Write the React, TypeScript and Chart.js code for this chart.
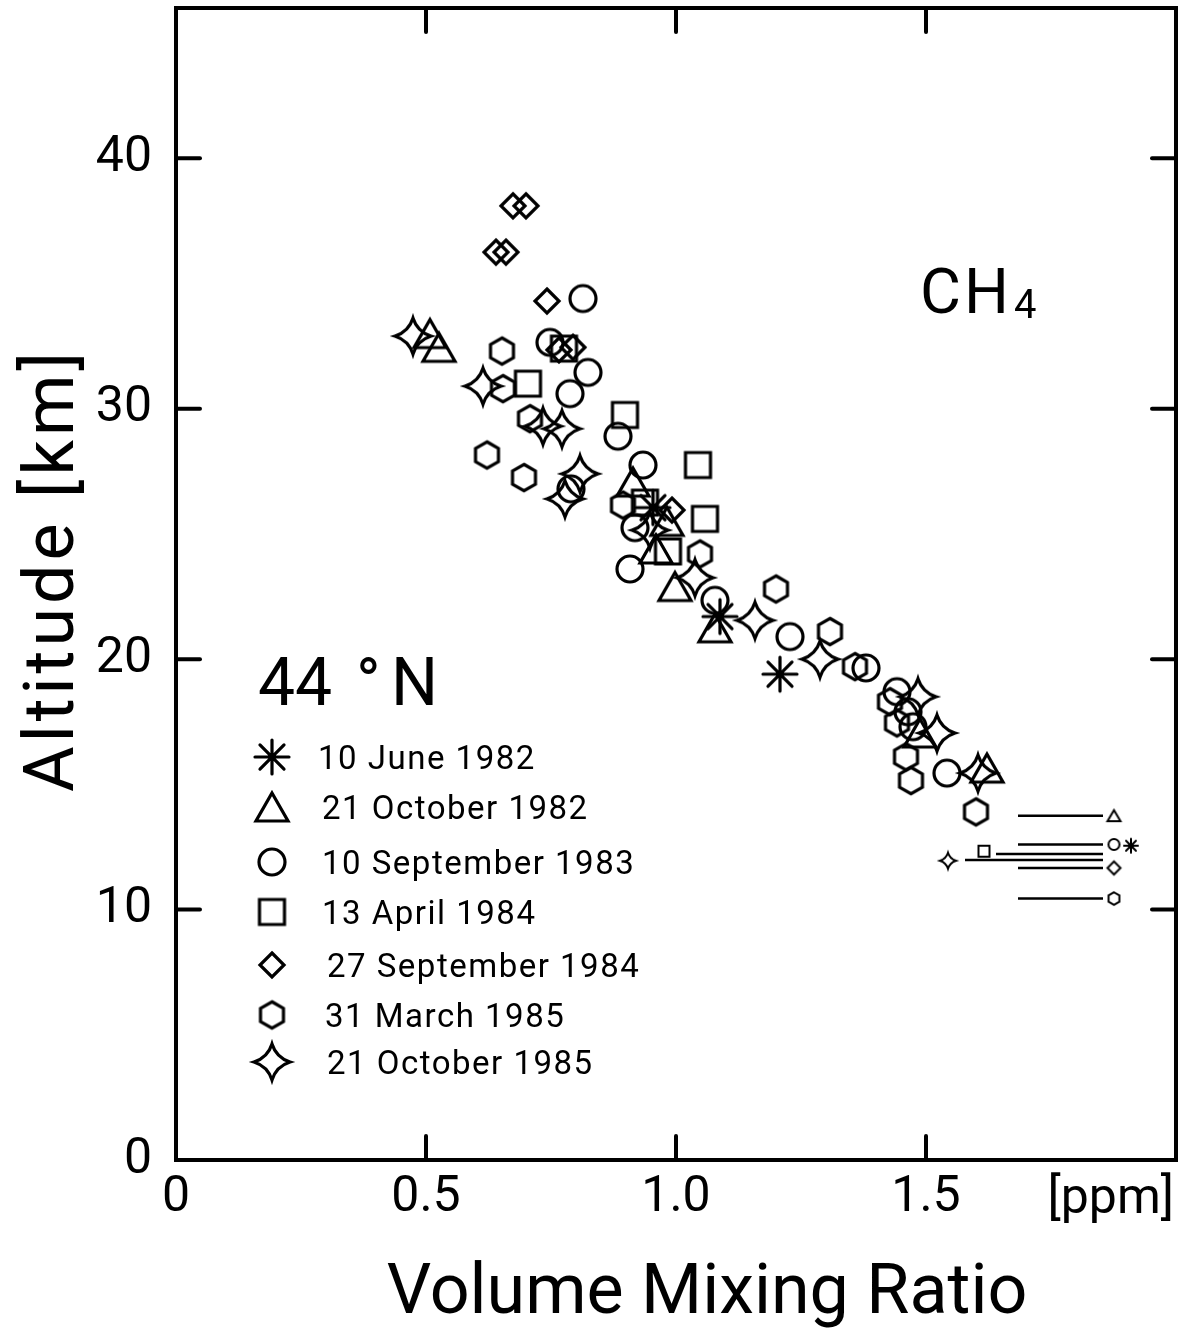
import React, { useEffect, useRef } from 'react';
import { Chart, registerables } from 'chart.js';

Chart.register(...registerables);

// ---------------- data ----------------
const seriesLabels = [
  '10 June 1982',
  '21 October 1982',
  '10 September 1983',
  '13 April 1984',
  '27 September 1984',
  '31 March 1985',
  '21 October 1985',
];
const seriesSymbols = ['asterisk', 'triangle', 'circle', 'square', 'diamond', 'hexagon', 'star4'];

// 10 June 1982 (asterisk)
const june1982Vmr = [0.954, 1.088, 1.208];
const june1982Alt = [26.05, 21.7, 19.4];

// 21 October 1982 (triangle)
const oct1982Vmr = [0.508, 0.526, 0.914, 0.982, 0.96, 0.998, 1.078, 1.488, 1.622];
const oct1982Alt = [33.0, 32.45, 27.07, 25.5, 24.4, 22.9, 21.25, 17.05, 15.65];

// 10 September 1983 (circle)
const sep1983Vmr = [0.814, 0.748, 0.824, 0.788, 0.884, 0.934, 0.79, 0.918, 0.908, 1.078, 1.228, 1.38, 1.442, 1.464, 1.474, 1.542];
const sep1983Alt = [34.4, 32.65, 31.45, 30.6, 28.9, 27.75, 26.8, 25.25, 23.6, 22.35, 20.9, 19.65, 18.7, 17.9, 17.3, 15.45];

// 13 April 1984 (square)
const apr1984Vmr = [0.776, 0.704, 0.898, 1.044, 0.938, 1.058, 0.984];
const apr1984Alt = [32.4, 31.0, 29.75, 27.75, 26.25, 25.6, 24.3];

// 27 September 1984 (diamond)
const sep1984Vmr = [0.674, 0.7, 0.64, 0.66, 0.742, 0.766, 0.794, 0.992];
const sep1984Alt = [38.1, 38.1, 36.25, 36.25, 34.3, 32.35, 32.45, 25.95];

// 31 March 1985 (hexagon)
const mar1985Vmr = [0.652, 0.654, 0.708, 0.622, 0.696, 0.894, 1.048, 1.2, 1.308, 1.358, 1.428, 1.442, 1.46, 1.47, 1.6];
const mar1985Alt = [32.3, 30.8, 29.6, 28.15, 27.25, 26.15, 24.2, 22.8, 21.1, 19.7, 18.3, 17.45, 16.1, 15.15, 13.9];

// 21 October 1985 (four-pointed star)
const oct1985Vmr = [0.474, 0.614, 0.734, 0.772, 0.808, 0.778, 0.948, 1.038, 1.158, 1.288, 1.484, 1.522, 1.604];
const oct1985Alt = [32.9, 30.9, 29.3, 29.2, 27.4, 26.4, 25.15, 23.25, 21.55, 20.0, 18.5, 17.05, 15.45];

const seriesVmr = [june1982Vmr, oct1982Vmr, sep1983Vmr, apr1984Vmr, sep1984Vmr, mar1985Vmr, oct1985Vmr];
const seriesAlt = [june1982Alt, oct1982Alt, sep1983Alt, apr1984Alt, sep1984Alt, mar1985Alt, oct1985Alt];

// tropopause markers (one per series, same order) and their lines
const tropoMarkerVmr = [1.91, 1.876, 1.876, 1.616, 1.876, 1.876, 1.544];
const tropoMarkerAlt = [12.55, 13.75, 12.6, 12.33, 11.66, 10.44, 11.95];
const tropoLineStart = [null, 1.684, 1.684, 1.64, 1.684, 1.684, 1.578];
const tropoLineEnd = [null, 1.854, 1.854, 1.854, 1.854, 1.854, 1.854];
const tropoLineAlt = [null, 13.75, 12.6, 12.22, 11.66, 10.44, 11.98];

// axes
const xTickValues = [0, 0.5, 1.0, 1.5];
const xTickLabels = ['0', '0.5', '1.0', '1.5'];
const yTickValues = [0, 10, 20, 30, 40];
const yTickLabels = ['0', '10', '20', '30', '40'];

// ---------------- marker drawing ----------------
type Kind = 'asterisk' | 'triangle' | 'circle' | 'square' | 'diamond' | 'hexagon' | 'star4';

const bigSize: Record<string, [number, number]> = {
  asterisk: [34, 34],
  triangle: [32, 28],
  circle: [26, 26],
  square: [25, 25],
  diamond: [24, 24],
  hexagon: [23, 26.5],
  star4: [36, 36],
};
const smallSize: Record<string, [number, number]> = {
  asterisk: [14, 14],
  triangle: [13, 11],
  circle: [11, 11],
  square: [11, 11],
  diamond: [13, 13],
  hexagon: [11, 12.5],
  star4: [16, 16],
};

function makeMarker(kind: Kind, w: number, h: number, lw: number): HTMLCanvasElement {
  const pad = Math.ceil(lw) + 2;
  const cw = Math.ceil(w) + pad * 2;
  const ch = Math.ceil(h) + pad * 2;
  const c = document.createElement('canvas');
  c.width = cw;
  c.height = ch;
  const g = c.getContext('2d')!;
  g.translate(cw / 2, ch / 2);
  g.strokeStyle = '#000';
  g.lineWidth = lw;
  g.lineJoin = 'miter';
  g.lineCap = 'round';
  g.beginPath();
  const rx = w / 2;
  const ry = h / 2;
  switch (kind) {
    case 'asterisk':
      for (let k = 0; k < 4; k++) {
        const a = (k * Math.PI) / 4;
        g.moveTo(Math.cos(a) * rx, Math.sin(a) * ry);
        g.lineTo(-Math.cos(a) * rx, -Math.sin(a) * ry);
      }
      break;
    case 'triangle':
      g.moveTo(0, -ry);
      g.lineTo(rx, ry);
      g.lineTo(-rx, ry);
      g.closePath();
      break;
    case 'circle':
      g.arc(0, 0, rx, 0, Math.PI * 2);
      break;
    case 'square':
      g.rect(-rx, -ry, w, h);
      break;
    case 'diamond':
      g.moveTo(0, -ry);
      g.lineTo(rx, 0);
      g.lineTo(0, ry);
      g.lineTo(-rx, 0);
      g.closePath();
      break;
    case 'hexagon':
      for (let k = 0; k < 6; k++) {
        const a = -Math.PI / 2 + (k * Math.PI) / 3;
        const px = Math.cos(a) * ry;
        const py = Math.sin(a) * ry;
        if (k === 0) g.moveTo(px, py);
        else g.lineTo(px, py);
      }
      g.closePath();
      break;
    case 'star4': {
      const k = 0.24;
      g.moveTo(0, -ry);
      g.quadraticCurveTo(k * rx, -k * ry, rx, 0);
      g.quadraticCurveTo(k * rx, k * ry, 0, ry);
      g.quadraticCurveTo(-k * rx, k * ry, -rx, 0);
      g.quadraticCurveTo(-k * rx, -k * ry, 0, -ry);
      g.closePath();
      break;
    }
  }
  g.stroke();
  return c;
}

const FONT = 'Roboto, "DejaVu Sans", sans-serif';

export default function App() {
  const ref = useRef<HTMLCanvasElement | null>(null);

  useEffect(() => {
    const canvas = ref.current;
    if (!canvas) return;

    const big = seriesSymbols.map((s) => makeMarker(s as Kind, bigSize[s][0], bigSize[s][1], 3.2));
    const small = seriesSymbols.map((s) => makeMarker(s as Kind, smallSize[s][0], smallSize[s][1], 2));

    const datasets: any[] = [];
    seriesLabels.forEach((label, i) => {
      if (tropoLineStart[i] !== null) {
        datasets.push({
          label: label + ' tropopause line',
          data: [
            { x: tropoLineStart[i], y: tropoLineAlt[i] },
            { x: tropoLineEnd[i], y: tropoLineAlt[i] },
          ],
          showLine: true,
          borderColor: '#000',
          borderWidth: 2.5,
          pointRadius: 0,
          pointHoverRadius: 0,
          fill: false,
        });
      }
    });
    seriesLabels.forEach((label, i) => {
      datasets.push({
        label: label + ' tropopause',
        data: [{ x: tropoMarkerVmr[i], y: tropoMarkerAlt[i] }],
        pointStyle: small[i],
        pointRadius: 6,
        pointHoverRadius: 6,
        showLine: false,
      });
    });
    seriesLabels.forEach((label, i) => {
      datasets.push({
        label,
        data: seriesVmr[i].map((v, j) => ({ x: v, y: seriesAlt[i][j] })),
        pointStyle: big[i],
        pointRadius: 12,
        pointHoverRadius: 12,
        showLine: false,
      });
    });

    const line = (ctx: CanvasRenderingContext2D, x1: number, y1: number, x2: number, y2: number) => {
      ctx.beginPath();
      ctx.moveTo(x1, y1);
      ctx.lineTo(x2, y2);
      ctx.stroke();
    };

    const decor = {
      id: 'decor',
      afterDraw(chart: any) {
        const { ctx, chartArea: a } = chart;
        const xs = chart.scales.x;
        const ys = chart.scales.y;
        ctx.save();
        ctx.strokeStyle = '#000';
        ctx.fillStyle = '#000';
        // frame
        ctx.lineWidth = 4;
        ctx.lineJoin = 'miter';
        ctx.strokeRect(a.left, a.top, a.right - a.left, a.bottom - a.top);
        // inward ticks
        ctx.lineCap = 'round';
        const TL = 24;
        xTickValues.forEach((v) => {
          if (v === 0) return;
          const px = xs.getPixelForValue(v);
          line(ctx, px, a.bottom, px, a.bottom - TL);
          line(ctx, px, a.top, px, a.top + TL);
        });
        yTickValues.forEach((v) => {
          if (v === 0) return;
          const py = ys.getPixelForValue(v);
          line(ctx, a.left, py, a.left + TL, py);
          line(ctx, a.right, py, a.right - TL, py);
        });

        // unit label on the x axis
        ctx.textAlign = 'right';
        ctx.textBaseline = 'alphabetic';
        ctx.font = `50px ${FONT}`;
        ctx.fillText('[ppm]', a.right - 2, 1213);

        // axis titles
        ctx.font = `70px ${FONT}`;
        ctx.textAlign = 'center';
        ctx.fillText('Volume Mixing Ratio', 707, 1313);
        ctx.save();
        ctx.translate(73, 570);
        ctx.rotate(-Math.PI / 2);
        (ctx as any).letterSpacing = '4px';
        ctx.fillText('Altitude [km]', 0, 0);
        ctx.restore();

        // CH4
        ctx.textAlign = 'left';
        ctx.save();
        (ctx as any).letterSpacing = '3px';
        ctx.font = `63px ${FONT}`;
        ctx.fillText('CH', 920, 313);
        const chW = ctx.measureText('CH').width;
        ctx.font = `40px ${FONT}`;
        ctx.fillText('4', 920 + chW + 2, 318);
        ctx.restore();

        // latitude
        ctx.font = `66px ${FONT}`;
        ctx.fillText('44', 258, 705);
        ctx.fillText('°', 356, 705);
        ctx.fillText('N', 391, 705);

        // legend
        const rowY = [757, 807, 862, 912, 965, 1015, 1062];
        const textX = [318, 322, 322, 322, 327, 325, 327];
        ctx.save();
        ctx.font = `33px ${FONT}`;
        (ctx as any).letterSpacing = '1.5px';
        ctx.textBaseline = 'alphabetic';
        seriesLabels.forEach((label, i) => {
          const m = big[i];
          ctx.drawImage(m, 272 - m.width / 2, rowY[i] - m.height / 2);
          ctx.fillText(label, textX[i], rowY[i] + 12);
        });
        ctx.restore();
        ctx.restore();
      },
    };

    const chart = new Chart(canvas, {
      type: 'scatter',
      data: { datasets },
      options: {
        responsive: false,
        animation: false,
        devicePixelRatio: 1,
        events: [],
        layout: { autoPadding: false, padding: { top: 8, right: 20, left: 0, bottom: 0 } },
        plugins: { legend: { display: false }, tooltip: { enabled: false } },
        scales: {
          x: {
            type: 'linear',
            position: 'bottom',
            min: 0,
            max: 2,
            afterBuildTicks: (s: any) => {
              s.ticks = xTickValues.map((v) => ({ value: v }));
            },
            afterFit: (s: any) => {
              s.height = 170;
              s.paddingLeft = 0;
              s.paddingRight = 0;
            },
            ticks: {
              autoSkip: false,
              maxRotation: 0,
              padding: 8,
              color: '#000',
              font: { family: FONT, size: 50 },
              callback: (v: any) => xTickLabels[xTickValues.indexOf(Number(v))] ?? '',
            },
            grid: { display: false, drawTicks: false },
            border: { display: false },
          },
          y: {
            type: 'linear',
            position: 'left',
            min: 0,
            max: 46,
            afterBuildTicks: (s: any) => {
              s.ticks = yTickValues.map((v) => ({ value: v }));
            },
            afterFit: (s: any) => {
              s.width = 176;
              s.paddingTop = 0;
              s.paddingBottom = 0;
            },
            ticks: {
              autoSkip: false,
              padding: 24,
              color: '#000',
              font: { family: FONT, size: 50 },
              callback: (v: any) => yTickLabels[yTickValues.indexOf(Number(v))] ?? '',
            },
            grid: { display: false, drawTicks: false },
            border: { display: false },
          },
        },
      },
      plugins: [decor],
    });

    return () => chart.destroy();
  }, []);

  return (
    <div style={{ position: 'absolute', left: 0, top: 0, width: 1196, height: 1330, background: '#fff' }}>
      <canvas ref={ref} width={1196} height={1330} style={{ width: 1196, height: 1330, display: 'block' }} />
    </div>
  );
}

+---+

DIRECTION:
Leave out the pictures and restate, word for word, the lines from the top of the data through the line containing "sep1984Alt, mar1985Alt, oct1985Alt];", both included.

EXPECTED ANSWER:
Write the React, TypeScript and Chart.js code for this chart.
import React, { useEffect, useRef } from 'react';
import { Chart, registerables } from 'chart.js';

Chart.register(...registerables);

// ---------------- data ----------------
const seriesLabels = [
  '10 June 1982',
  '21 October 1982',
  '10 September 1983',
  '13 April 1984',
  '27 September 1984',
  '31 March 1985',
  '21 October 1985',
];
const seriesSymbols = ['asterisk', 'triangle', 'circle', 'square', 'diamond', 'hexagon', 'star4'];

// 10 June 1982 (asterisk)
const june1982Vmr = [0.954, 1.088, 1.208];
const june1982Alt = [26.05, 21.7, 19.4];

// 21 October 1982 (triangle)
const oct1982Vmr = [0.508, 0.526, 0.914, 0.982, 0.96, 0.998, 1.078, 1.488, 1.622];
const oct1982Alt = [33.0, 32.45, 27.07, 25.5, 24.4, 22.9, 21.25, 17.05, 15.65];

// 10 September 1983 (circle)
const sep1983Vmr = [0.814, 0.748, 0.824, 0.788, 0.884, 0.934, 0.79, 0.918, 0.908, 1.078, 1.228, 1.38, 1.442, 1.464, 1.474, 1.542];
const sep1983Alt = [34.4, 32.65, 31.45, 30.6, 28.9, 27.75, 26.8, 25.25, 23.6, 22.35, 20.9, 19.65, 18.7, 17.9, 17.3, 15.45];

// 13 April 1984 (square)
const apr1984Vmr = [0.776, 0.704, 0.898, 1.044, 0.938, 1.058, 0.984];
const apr1984Alt = [32.4, 31.0, 29.75, 27.75, 26.25, 25.6, 24.3];

// 27 September 1984 (diamond)
const sep1984Vmr = [0.674, 0.7, 0.64, 0.66, 0.742, 0.766, 0.794, 0.992];
const sep1984Alt = [38.1, 38.1, 36.25, 36.25, 34.3, 32.35, 32.45, 25.95];

// 31 March 1985 (hexagon)
const mar1985Vmr = [0.652, 0.654, 0.708, 0.622, 0.696, 0.894, 1.048, 1.2, 1.308, 1.358, 1.428, 1.442, 1.46, 1.47, 1.6];
const mar1985Alt = [32.3, 30.8, 29.6, 28.15, 27.25, 26.15, 24.2, 22.8, 21.1, 19.7, 18.3, 17.45, 16.1, 15.15, 13.9];

// 21 October 1985 (four-pointed star)
const oct1985Vmr = [0.474, 0.614, 0.734, 0.772, 0.808, 0.778, 0.948, 1.038, 1.158, 1.288, 1.484, 1.522, 1.604];
const oct1985Alt = [32.9, 30.9, 29.3, 29.2, 27.4, 26.4, 25.15, 23.25, 21.55, 20.0, 18.5, 17.05, 15.45];

const seriesVmr = [june1982Vmr, oct1982Vmr, sep1983Vmr, apr1984Vmr, sep1984Vmr, mar1985Vmr, oct1985Vmr];
const seriesAlt = [june1982Alt, oct1982Alt, sep1983Alt, apr1984Alt, sep1984Alt, mar1985Alt, oct1985Alt];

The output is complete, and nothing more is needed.